- [TASK STATEMENT]
Please output every line of the material as it stands, without the pictures.

- [STORED ROWS]
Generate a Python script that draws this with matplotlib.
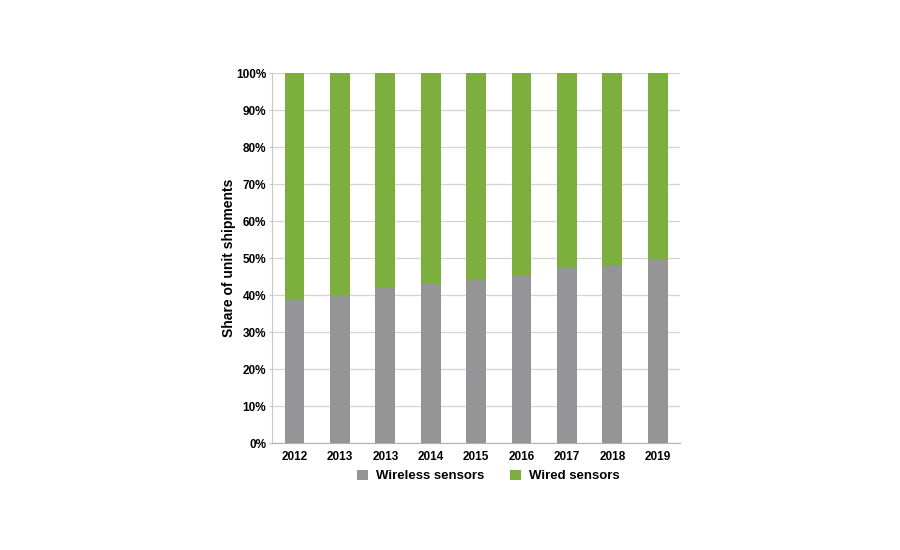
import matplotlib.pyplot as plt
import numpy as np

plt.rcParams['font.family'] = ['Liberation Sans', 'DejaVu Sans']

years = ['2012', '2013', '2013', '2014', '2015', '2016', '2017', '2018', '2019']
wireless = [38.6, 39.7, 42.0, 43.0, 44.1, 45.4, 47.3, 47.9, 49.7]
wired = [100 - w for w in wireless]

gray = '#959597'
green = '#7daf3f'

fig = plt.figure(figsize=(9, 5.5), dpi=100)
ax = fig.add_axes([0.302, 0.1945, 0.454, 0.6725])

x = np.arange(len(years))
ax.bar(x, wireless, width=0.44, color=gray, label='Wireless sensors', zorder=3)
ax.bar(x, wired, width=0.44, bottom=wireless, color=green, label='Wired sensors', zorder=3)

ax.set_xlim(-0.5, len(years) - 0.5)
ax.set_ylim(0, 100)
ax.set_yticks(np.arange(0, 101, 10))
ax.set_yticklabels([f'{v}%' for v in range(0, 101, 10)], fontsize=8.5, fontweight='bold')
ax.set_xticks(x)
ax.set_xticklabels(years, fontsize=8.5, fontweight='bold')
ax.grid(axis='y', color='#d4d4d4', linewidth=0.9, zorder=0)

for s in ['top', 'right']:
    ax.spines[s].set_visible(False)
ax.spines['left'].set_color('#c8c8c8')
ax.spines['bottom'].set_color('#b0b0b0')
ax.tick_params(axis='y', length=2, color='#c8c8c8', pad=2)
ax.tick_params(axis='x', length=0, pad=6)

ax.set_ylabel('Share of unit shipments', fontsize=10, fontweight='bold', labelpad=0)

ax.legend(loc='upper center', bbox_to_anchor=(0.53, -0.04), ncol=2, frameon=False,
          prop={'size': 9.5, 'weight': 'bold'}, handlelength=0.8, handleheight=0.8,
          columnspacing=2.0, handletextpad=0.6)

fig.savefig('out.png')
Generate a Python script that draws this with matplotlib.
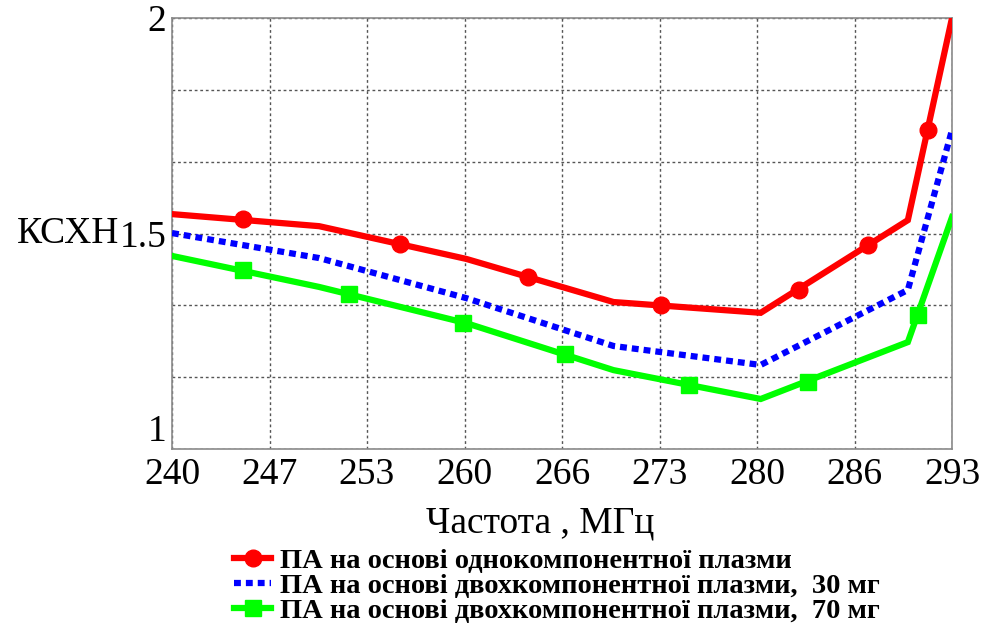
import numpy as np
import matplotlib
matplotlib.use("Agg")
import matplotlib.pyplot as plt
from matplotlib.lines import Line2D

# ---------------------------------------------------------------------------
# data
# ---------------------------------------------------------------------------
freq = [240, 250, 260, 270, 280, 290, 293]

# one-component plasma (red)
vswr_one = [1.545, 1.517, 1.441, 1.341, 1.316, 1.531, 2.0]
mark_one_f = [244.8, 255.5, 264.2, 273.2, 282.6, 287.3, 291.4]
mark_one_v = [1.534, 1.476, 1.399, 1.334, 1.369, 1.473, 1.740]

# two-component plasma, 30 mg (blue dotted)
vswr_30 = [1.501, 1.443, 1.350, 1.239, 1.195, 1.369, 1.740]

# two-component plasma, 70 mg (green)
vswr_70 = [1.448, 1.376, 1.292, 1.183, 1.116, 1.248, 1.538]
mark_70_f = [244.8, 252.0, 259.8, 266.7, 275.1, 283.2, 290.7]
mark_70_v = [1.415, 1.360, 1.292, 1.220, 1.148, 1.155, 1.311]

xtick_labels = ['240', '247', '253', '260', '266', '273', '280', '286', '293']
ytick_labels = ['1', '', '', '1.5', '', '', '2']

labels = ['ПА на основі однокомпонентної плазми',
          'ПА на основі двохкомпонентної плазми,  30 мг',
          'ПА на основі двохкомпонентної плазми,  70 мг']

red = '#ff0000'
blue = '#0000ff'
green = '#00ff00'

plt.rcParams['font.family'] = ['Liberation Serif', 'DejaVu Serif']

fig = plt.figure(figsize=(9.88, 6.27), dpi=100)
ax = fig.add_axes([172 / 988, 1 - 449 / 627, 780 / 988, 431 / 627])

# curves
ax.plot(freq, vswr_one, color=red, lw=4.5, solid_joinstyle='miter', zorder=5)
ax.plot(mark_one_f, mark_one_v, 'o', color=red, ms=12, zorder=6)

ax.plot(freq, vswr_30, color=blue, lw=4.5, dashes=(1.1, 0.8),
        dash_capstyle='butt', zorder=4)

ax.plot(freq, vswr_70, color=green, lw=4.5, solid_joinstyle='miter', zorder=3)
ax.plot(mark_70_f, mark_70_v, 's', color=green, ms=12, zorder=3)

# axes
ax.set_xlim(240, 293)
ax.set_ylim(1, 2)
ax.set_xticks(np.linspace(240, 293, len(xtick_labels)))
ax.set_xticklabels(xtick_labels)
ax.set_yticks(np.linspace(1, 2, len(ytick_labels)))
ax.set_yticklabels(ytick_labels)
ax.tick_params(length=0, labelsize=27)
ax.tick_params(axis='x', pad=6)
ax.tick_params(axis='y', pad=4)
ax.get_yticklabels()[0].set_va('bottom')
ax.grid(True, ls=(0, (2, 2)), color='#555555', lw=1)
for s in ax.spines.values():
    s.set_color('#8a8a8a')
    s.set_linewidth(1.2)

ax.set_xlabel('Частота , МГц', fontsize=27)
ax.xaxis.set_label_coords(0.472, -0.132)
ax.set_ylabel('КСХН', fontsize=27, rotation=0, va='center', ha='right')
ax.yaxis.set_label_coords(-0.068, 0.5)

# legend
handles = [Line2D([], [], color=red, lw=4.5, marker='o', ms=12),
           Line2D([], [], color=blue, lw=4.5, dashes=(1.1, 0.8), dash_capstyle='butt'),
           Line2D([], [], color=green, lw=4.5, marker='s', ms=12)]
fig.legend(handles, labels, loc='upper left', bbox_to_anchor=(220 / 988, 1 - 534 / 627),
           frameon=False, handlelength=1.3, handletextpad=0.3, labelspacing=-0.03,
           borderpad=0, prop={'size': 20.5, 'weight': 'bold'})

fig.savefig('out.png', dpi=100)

- [FINAL RESULT]
Generate a Python script that draws this with matplotlib.
import matplotlib.pyplot as plt
import numpy as np

plt.rcParams['font.family'] = ['Liberation Sans', 'DejaVu Sans']

years = ['2012', '2013', '2013', '2014', '2015', '2016', '2017', '2018', '2019']
wireless = [38.6, 39.7, 42.0, 43.0, 44.1, 45.4, 47.3, 47.9, 49.7]
wired = [100 - w for w in wireless]

gray = '#959597'
green = '#7daf3f'

fig = plt.figure(figsize=(9, 5.5), dpi=100)
ax = fig.add_axes([0.302, 0.1945, 0.454, 0.6725])

x = np.arange(len(years))
ax.bar(x, wireless, width=0.44, color=gray, label='Wireless sensors', zorder=3)
ax.bar(x, wired, width=0.44, bottom=wireless, color=green, label='Wired sensors', zorder=3)

ax.set_xlim(-0.5, len(years) - 0.5)
ax.set_ylim(0, 100)
ax.set_yticks(np.arange(0, 101, 10))
ax.set_yticklabels([f'{v}%' for v in range(0, 101, 10)], fontsize=8.5, fontweight='bold')
ax.set_xticks(x)
ax.set_xticklabels(years, fontsize=8.5, fontweight='bold')
ax.grid(axis='y', color='#d4d4d4', linewidth=0.9, zorder=0)

for s in ['top', 'right']:
    ax.spines[s].set_visible(False)
ax.spines['left'].set_color('#c8c8c8')
ax.spines['bottom'].set_color('#b0b0b0')
ax.tick_params(axis='y', length=2, color='#c8c8c8', pad=2)
ax.tick_params(axis='x', length=0, pad=6)

ax.set_ylabel('Share of unit shipments', fontsize=10, fontweight='bold', labelpad=0)

ax.legend(loc='upper center', bbox_to_anchor=(0.53, -0.04), ncol=2, frameon=False,
          prop={'size': 9.5, 'weight': 'bold'}, handlelength=0.8, handleheight=0.8,
          columnspacing=2.0, handletextpad=0.6)

fig.savefig('out.png')
Generate a Python script that draws this with matplotlib.
import numpy as np
import matplotlib
matplotlib.use("Agg")
import matplotlib.pyplot as plt
from matplotlib.lines import Line2D

# ---------------------------------------------------------------------------
# data
# ---------------------------------------------------------------------------
freq = [240, 250, 260, 270, 280, 290, 293]

# one-component plasma (red)
vswr_one = [1.545, 1.517, 1.441, 1.341, 1.316, 1.531, 2.0]
mark_one_f = [244.8, 255.5, 264.2, 273.2, 282.6, 287.3, 291.4]
mark_one_v = [1.534, 1.476, 1.399, 1.334, 1.369, 1.473, 1.740]

# two-component plasma, 30 mg (blue dotted)
vswr_30 = [1.501, 1.443, 1.350, 1.239, 1.195, 1.369, 1.740]

# two-component plasma, 70 mg (green)
vswr_70 = [1.448, 1.376, 1.292, 1.183, 1.116, 1.248, 1.538]
mark_70_f = [244.8, 252.0, 259.8, 266.7, 275.1, 283.2, 290.7]
mark_70_v = [1.415, 1.360, 1.292, 1.220, 1.148, 1.155, 1.311]

xtick_labels = ['240', '247', '253', '260', '266', '273', '280', '286', '293']
ytick_labels = ['1', '', '', '1.5', '', '', '2']

labels = ['ПА на основі однокомпонентної плазми',
          'ПА на основі двохкомпонентної плазми,  30 мг',
          'ПА на основі двохкомпонентної плазми,  70 мг']

red = '#ff0000'
blue = '#0000ff'
green = '#00ff00'

plt.rcParams['font.family'] = ['Liberation Serif', 'DejaVu Serif']

fig = plt.figure(figsize=(9.88, 6.27), dpi=100)
ax = fig.add_axes([172 / 988, 1 - 449 / 627, 780 / 988, 431 / 627])

# curves
ax.plot(freq, vswr_one, color=red, lw=4.5, solid_joinstyle='miter', zorder=5)
ax.plot(mark_one_f, mark_one_v, 'o', color=red, ms=12, zorder=6)

ax.plot(freq, vswr_30, color=blue, lw=4.5, dashes=(1.1, 0.8),
        dash_capstyle='butt', zorder=4)

ax.plot(freq, vswr_70, color=green, lw=4.5, solid_joinstyle='miter', zorder=3)
ax.plot(mark_70_f, mark_70_v, 's', color=green, ms=12, zorder=3)

# axes
ax.set_xlim(240, 293)
ax.set_ylim(1, 2)
ax.set_xticks(np.linspace(240, 293, len(xtick_labels)))
ax.set_xticklabels(xtick_labels)
ax.set_yticks(np.linspace(1, 2, len(ytick_labels)))
ax.set_yticklabels(ytick_labels)
ax.tick_params(length=0, labelsize=27)
ax.tick_params(axis='x', pad=6)
ax.tick_params(axis='y', pad=4)
ax.get_yticklabels()[0].set_va('bottom')
ax.grid(True, ls=(0, (2, 2)), color='#555555', lw=1)
for s in ax.spines.values():
    s.set_color('#8a8a8a')
    s.set_linewidth(1.2)

ax.set_xlabel('Частота , МГц', fontsize=27)
ax.xaxis.set_label_coords(0.472, -0.132)
ax.set_ylabel('КСХН', fontsize=27, rotation=0, va='center', ha='right')
ax.yaxis.set_label_coords(-0.068, 0.5)

# legend
handles = [Line2D([], [], color=red, lw=4.5, marker='o', ms=12),
           Line2D([], [], color=blue, lw=4.5, dashes=(1.1, 0.8), dash_capstyle='butt'),
           Line2D([], [], color=green, lw=4.5, marker='s', ms=12)]
fig.legend(handles, labels, loc='upper left', bbox_to_anchor=(220 / 988, 1 - 534 / 627),
           frameon=False, handlelength=1.3, handletextpad=0.3, labelspacing=-0.03,
           borderpad=0, prop={'size': 20.5, 'weight': 'bold'})

fig.savefig('out.png', dpi=100)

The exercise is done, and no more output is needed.